# Burdizzo bloodless emasculator for yearling goats...



## StockDogLovr (Apr 13, 2009)

I'm wondering if anyone has used the Burdizzo for older animals, and if they encountered any problems. My friend has year old bucks that NEED to be castrated since she's got does together with bucks and doesn't need unplanned breedings. These are pet types, so she can't seem to let go of them, and since she won't/can't separate everyone, they need to get castrated.

By the time she gets her act together to haul these guys to UC Davis 100 miles away for surgical castration, it will be months down the line and more unwanted pregnancies later. She doesn't have her own vehicle capable of transporting them.

I have a Burdizzo which I have used on an older ram lamb (about 6 mo. old) successfully. Okay, so I only did one clamp each side and missed on one testical and had to redo it, but the second time worked perfectly, and if anything the lamb had an easier time of it the second time. It would be so easy to just do some clamps on her bucks and be done with it. However, she called her goat vet about using it and he scared her with the potentially bad consequences of doing it on these older animals - stronger blood vessels not clamping off completely, so more bleeding and swelling of the scrotum, infection...

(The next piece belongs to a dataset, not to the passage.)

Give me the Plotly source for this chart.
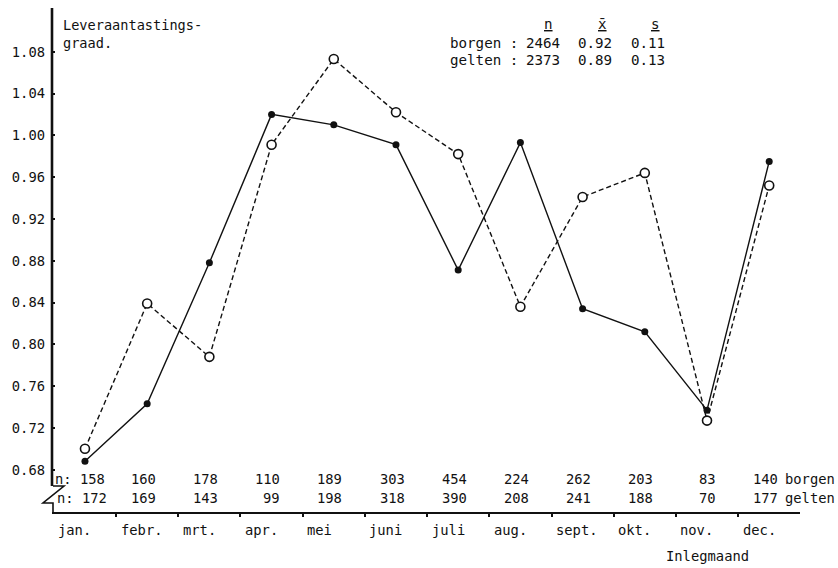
import plotly.graph_objects as go

# Monthly liver-fluke infection grade, two locations
months = ["jan.", "febr.", "mrt.", "apr.", "mei", "juni",
          "juli", "aug.", "sept.", "okt.", "nov.", "dec."]
borgen = [0.688, 0.743, 0.878, 1.020, 1.010, 0.991,
          0.871, 0.993, 0.834, 0.812, 0.737, 0.975]
gelten = [0.700, 0.839, 0.788, 0.991, 1.073, 1.022,
          0.982, 0.836, 0.941, 0.964, 0.727, 0.952]
n_borgen = [158, 160, 178, 110, 189, 303, 454, 224, 262, 203, 83, 140]
n_gelten = [172, 169, 143, 99, 198, 318, 390, 208, 241, 188, 70, 177]

# summary table: n, mean, sd
stat_names = ["borgen", "gelten"]
stat_n = [2464, 2373]
stat_mean = [0.92, 0.89]
stat_sd = [0.11, 0.13]

y_ticks = [0.68, 0.72, 0.76, 0.80, 0.84, 0.88, 0.92, 0.96, 1.00, 1.04, 1.08]

FONT = "DejaVu Sans Mono"
BLACK = "#111111"

# figure geometry (pixels)
W, H = 838, 568
ML, MR, MT, MB = 52, 38, 8, 56
PW, PH = W - ML - MR, H - MT - MB


def px_x(p):
    return (p - ML) / PW


def px_y(p):
    return (H - MB - p) / PH


x = list(range(len(months)))

fig = go.Figure()

fig.add_trace(go.Scatter(
    x=x, y=gelten, mode="lines+markers", name="gelten",
    line=dict(color=BLACK, width=1.4, dash="5px,3px"),
    marker=dict(symbol="circle", size=9, color="white",
                line=dict(color=BLACK, width=1.6)),
))
fig.add_trace(go.Scatter(
    x=x, y=borgen, mode="lines+markers", name="borgen",
    line=dict(color=BLACK, width=1.4),
    marker=dict(symbol="circle", size=7, color=BLACK),
))

annotations = []
lfont = dict(family=FONT, size=13.8, color=BLACK)

# month labels below the axis
for i, m in enumerate(months):
    annotations.append(dict(x=i - 0.46, y=px_y(530), xref="x", yref="paper",
                            text=m, showarrow=False, xanchor="left",
                            yanchor="middle", font=lfont))

# sample sizes per month; the first column carries the "n:" prefix
for row_y, left_px, counts in ((479, 53, n_borgen), (498, 55, n_gelten)):
    annotations.append(dict(x=px_x(left_px), y=px_y(row_y), xref="paper", yref="paper",
                            text=f"n: {counts[0]}", showarrow=False, xanchor="left",
                            yanchor="middle", font=lfont))
    for i, c in enumerate(counts[1:], start=1):
        annotations.append(dict(x=i + 0.17, y=px_y(row_y), xref="x", yref="paper",
                                text=str(c), showarrow=False, xanchor="right",
                                yanchor="middle", font=lfont))
for row_y, name in ((479, "borgen"), (498, "gelten")):
    annotations.append(dict(x=len(months) - 1 + 0.22, y=px_y(row_y), xref="x", yref="paper",
                            text=name, showarrow=False, xanchor="left", yanchor="middle",
                            font=lfont))

# y-axis title
annotations.append(dict(x=px_x(61), y=px_y(15), xref="paper", yref="paper",
                        text="Leveraantastings-<br>graad.", showarrow=False,
                        xanchor="left", yanchor="top", align="left",
                        font=dict(family=FONT, size=13.6, color=BLACK)))

# x-axis title
annotations.append(dict(x=px_x(707), y=px_y(556), xref="paper", yref="paper",
                        text="Inlegmaand", showarrow=False, xanchor="center",
                        yanchor="middle", font=lfont))

# summary table
tfont = dict(family=FONT, size=14.2, color=BLACK)
for hx, htext in ((548, "<u>n</u>"), (602, "<u>x̄</u>"), (655, "<u>s</u>")):
    annotations.append(dict(x=px_x(hx), y=px_y(24), xref="paper", yref="paper",
                            text=htext, showarrow=False, xanchor="center",
                            yanchor="middle", font=tfont))
for k, row_y in enumerate((43, 60)):
    annotations.append(dict(x=px_x(448), y=px_y(row_y), xref="paper", yref="paper",
                            text=f"{stat_names[k]} :", showarrow=False,
                            xanchor="left", yanchor="middle", font=tfont))
    annotations.append(dict(x=px_x(562), y=px_y(row_y), xref="paper", yref="paper",
                            text=str(stat_n[k]), showarrow=False,
                            xanchor="right", yanchor="middle", font=tfont))
    annotations.append(dict(x=px_x(614), y=px_y(row_y), xref="paper", yref="paper",
                            text=f"{stat_mean[k]:.2f}", showarrow=False,
                            xanchor="right", yanchor="middle", font=tfont))
    annotations.append(dict(x=px_x(667), y=px_y(row_y), xref="paper", yref="paper",
                            text=f"{stat_sd[k]:.2f}", showarrow=False,
                            xanchor="right", yanchor="middle", font=tfont))

y_top = 1.08 + (51.7 - 8) / 1045
y_bot = 1.08 - (512 - 51.7) / 1045
y_axis_end = 1.08 - (486 - 51.7) / 1045

shapes = [
    # vertical axis line, stopping above the break
    dict(type="line", xref="paper", yref="y", x0=0, x1=0, y0=y_axis_end, y1=y_top,
         line=dict(color=BLACK, width=2.6)),
    # axis break symbol joining the vertical axis to the month axis
    dict(type="path", xref="paper", yref="paper",
         path=(f"M {px_x(53)} {px_y(486)} L {px_x(64)} {px_y(486)} "
               f"L {px_x(43)} {px_y(503)} L {px_x(53)} {px_y(503)} "
               f"L {px_x(53)} {px_y(512)}"),
         line=dict(color=BLACK, width=1.6)),
]

fig.update_layout(
    width=W, height=H,
    margin=dict(l=ML, r=MR, t=MT, b=MB),
    paper_bgcolor="white", plot_bgcolor="white",
    showlegend=False,
    annotations=annotations,
    shapes=shapes,
    xaxis=dict(range=[-0.53, 11.495], showgrid=False, zeroline=False,
               showline=True, linecolor=BLACK, linewidth=2.4,
               tickvals=[i + 0.5 for i in range(len(months) - 1)],
               ticks="outside", ticklen=3, tickwidth=2, tickcolor=BLACK,
               showticklabels=False),
    yaxis=dict(range=[y_bot, y_top], showgrid=False, zeroline=False,
               showline=False, tickvals=y_ticks,
               ticktext=[f"{v:.2f}" for v in y_ticks],
               ticks="inside", ticklen=3, tickwidth=2, tickcolor=BLACK,
               ticklabelstandoff=6,
               tickfont=lfont),
)

fig.write_html("out.html")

I said, what infection? It's bloodless! Anyway, hit me with your worst-case experiences and convince me that the Burdizzo is the wrong thing to do. I want actual experiences, not just what you've heard could be the problem.

TIA!


----------



## thaiblue12 (Feb 14, 2007)

Well I'll tell you what my vet told me which is not my experience but years and years of his own experience.... He will not do that on a goat without the goat being numbed up or knocked out after the time they are too big to fit in a band. Since it they are larger, it is more painful and risky on the older ones. He also sends you home with Banamine because it will continue to hurt later. So I guess my vet agrees with her vet. I trust this vet as he never tries to take me for extra money, allows me to buy meds without seeing the goat, etc so I do trust him to be right about this.

My personal experience is unless you have the hand strength to do it and know you did it well, do not do it. I tried this on a friend's 5 month old wether and I could not crush the cords on both sides well. He also screamed so badly we could not stand it! 
I have seen sheep testies and they look softer and the cords more easy to get to than goats. Goats sacs are pretty hard and if the testies are higher up there is little area to work in to crush the cords.

Since they are a year old I suggest she ask her vet if he will numb them up and cut them. If she will not do that for a while then she needs to build them their own pen till she gets it taken care of.

This is about banding but it shows the possible bad effects of castrating an older buck/buckling http://www.homesteadingtoday.com/showthread.php?t=365679
She received bad advice and might now end up with a large vet bill or a dead buckling. 
I would never cut a yearling and hope for a good outcome. There are reasons it is done young or done by a vet when older.


----------



## mylala (Jun 3, 2008)

I've done it on about a 4 month old and it went well. They were substantially larger than the 3 wks old I have done. Why not just cut them out yourself, instead of driving 100 miles? Iodine the sack up, make small incision, pop out teste, pull till it separates, pop out second teste through same hole,and pull, saturate with iodine, and blood stop. The goat will be fine.


----------